The other notable exception, and one whose bleeping always sounds oddly anachronistic, is "goddamn." It is bleeped out on television, but not on NPR, though the network's ombudsman thinks it ought to be. This isn't a matter of legal culpability, but a choice broadcasters make - the FCC has specifically said that "goddamn," though offensive to some, is not one of the indecent words whose use they can punish. NPR apparently gets complaints, mostly from listeners in the South, whenever someone says it on air.
So should they bleep it? Well, it's not an insult directed at any person or group. The arguments for censoring it don't have anything to do with context or intent -- no one seems to be arguing that it's OK to say it in some contexts but not others, or that it depends who the speaker is. While some religious people find it objectionable, it's not meant to insult them in particular. Presumably, they don't have too much of a problem with "damn," which is much less shocking today than it was in 1939, when audiences were scandalized by Rhett Butler telling Scarlet O'Hara, "Frankly, my dear, I don't give a damn." No, it's the "god" part that seems to be raising the hackles.
So why is "goddamn" objectionable, while "damn" is less so? "Damn" is a shortened version of "damned." If you say, "My damn transmission is acting up again," you're saying that your transmission is so vile that for its sins it has been damned to eternal hellfire. And if you say "My goddamn transmission is acting up again," you're saying exactly the same thing, just specifying that God is the one who has damned your transmission to hell. But it can also be used as a simple interjection without any implicit reference to God, as in "Goddamn, John Boehner's tan is looking fine today!"
It's one thing to say that one should not "take the Lord's name in vain," but it's something else to say that one must be protected from hearing others do so. NPR, being a news organization, reports a lot of nasty stuff -- war, murder, rape -- without censoring the details. It's not like they say, "Today in Afghanistan, a bleep bomber bleep 12 people at a checkpoint." Television too shows us people violating commandments all the time -- stealing, failing to honor their parents, coveting their neighbor's goods, making graven images -- without demanding that we avert our gaze.

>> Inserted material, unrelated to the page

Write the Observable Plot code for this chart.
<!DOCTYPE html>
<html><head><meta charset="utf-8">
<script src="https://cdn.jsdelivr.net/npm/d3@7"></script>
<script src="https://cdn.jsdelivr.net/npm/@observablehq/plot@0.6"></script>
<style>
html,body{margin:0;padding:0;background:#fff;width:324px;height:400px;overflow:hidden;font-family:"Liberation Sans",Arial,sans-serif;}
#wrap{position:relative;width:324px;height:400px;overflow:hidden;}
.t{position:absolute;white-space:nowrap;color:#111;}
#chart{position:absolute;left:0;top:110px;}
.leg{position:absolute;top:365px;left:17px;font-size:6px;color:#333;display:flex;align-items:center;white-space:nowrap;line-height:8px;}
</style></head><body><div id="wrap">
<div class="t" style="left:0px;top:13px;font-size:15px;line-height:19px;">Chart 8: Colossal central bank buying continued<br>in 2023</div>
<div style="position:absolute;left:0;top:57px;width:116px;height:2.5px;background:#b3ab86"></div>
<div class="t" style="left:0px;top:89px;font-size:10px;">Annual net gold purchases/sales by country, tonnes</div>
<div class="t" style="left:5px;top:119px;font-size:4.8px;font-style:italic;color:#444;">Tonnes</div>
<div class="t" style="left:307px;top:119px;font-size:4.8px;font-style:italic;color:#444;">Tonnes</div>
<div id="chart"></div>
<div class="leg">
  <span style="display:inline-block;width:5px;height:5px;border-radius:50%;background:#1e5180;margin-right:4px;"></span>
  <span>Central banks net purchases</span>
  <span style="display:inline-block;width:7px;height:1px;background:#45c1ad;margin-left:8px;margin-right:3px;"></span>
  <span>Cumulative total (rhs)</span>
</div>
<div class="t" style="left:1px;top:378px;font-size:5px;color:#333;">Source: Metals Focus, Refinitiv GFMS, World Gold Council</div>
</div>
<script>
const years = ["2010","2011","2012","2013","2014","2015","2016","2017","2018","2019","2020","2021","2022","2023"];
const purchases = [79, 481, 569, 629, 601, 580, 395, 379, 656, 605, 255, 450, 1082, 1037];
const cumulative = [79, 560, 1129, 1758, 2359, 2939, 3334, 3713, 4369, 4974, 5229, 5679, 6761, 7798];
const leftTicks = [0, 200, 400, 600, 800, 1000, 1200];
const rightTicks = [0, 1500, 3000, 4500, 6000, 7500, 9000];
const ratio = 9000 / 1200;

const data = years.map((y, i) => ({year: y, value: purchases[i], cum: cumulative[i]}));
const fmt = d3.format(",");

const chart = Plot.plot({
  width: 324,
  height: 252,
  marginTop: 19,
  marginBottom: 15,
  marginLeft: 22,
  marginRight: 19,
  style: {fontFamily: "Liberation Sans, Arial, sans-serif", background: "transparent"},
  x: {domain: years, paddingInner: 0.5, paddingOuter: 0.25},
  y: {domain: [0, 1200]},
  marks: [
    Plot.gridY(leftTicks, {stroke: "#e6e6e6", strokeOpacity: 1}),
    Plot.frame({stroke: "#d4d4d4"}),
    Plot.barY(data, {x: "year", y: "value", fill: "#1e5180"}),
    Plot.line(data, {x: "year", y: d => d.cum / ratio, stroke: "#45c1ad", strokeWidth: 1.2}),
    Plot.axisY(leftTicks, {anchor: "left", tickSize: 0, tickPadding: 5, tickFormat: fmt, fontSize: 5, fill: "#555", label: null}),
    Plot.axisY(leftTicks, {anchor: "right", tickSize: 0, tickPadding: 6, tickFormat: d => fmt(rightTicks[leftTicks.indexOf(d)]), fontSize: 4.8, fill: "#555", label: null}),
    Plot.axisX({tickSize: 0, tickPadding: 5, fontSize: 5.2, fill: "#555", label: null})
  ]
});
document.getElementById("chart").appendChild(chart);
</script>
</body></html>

That isn't to say that broadcasters should let any and all language through -- if there were no situations in which swearing were inappropriate, swears wouldn't be swears anymore, with the hint of transgression that attends to their use. But goddamn? I think in 2010 we can probably let that one pass the tender ears of our children without too much concern that hearing it will turn them into serial killers.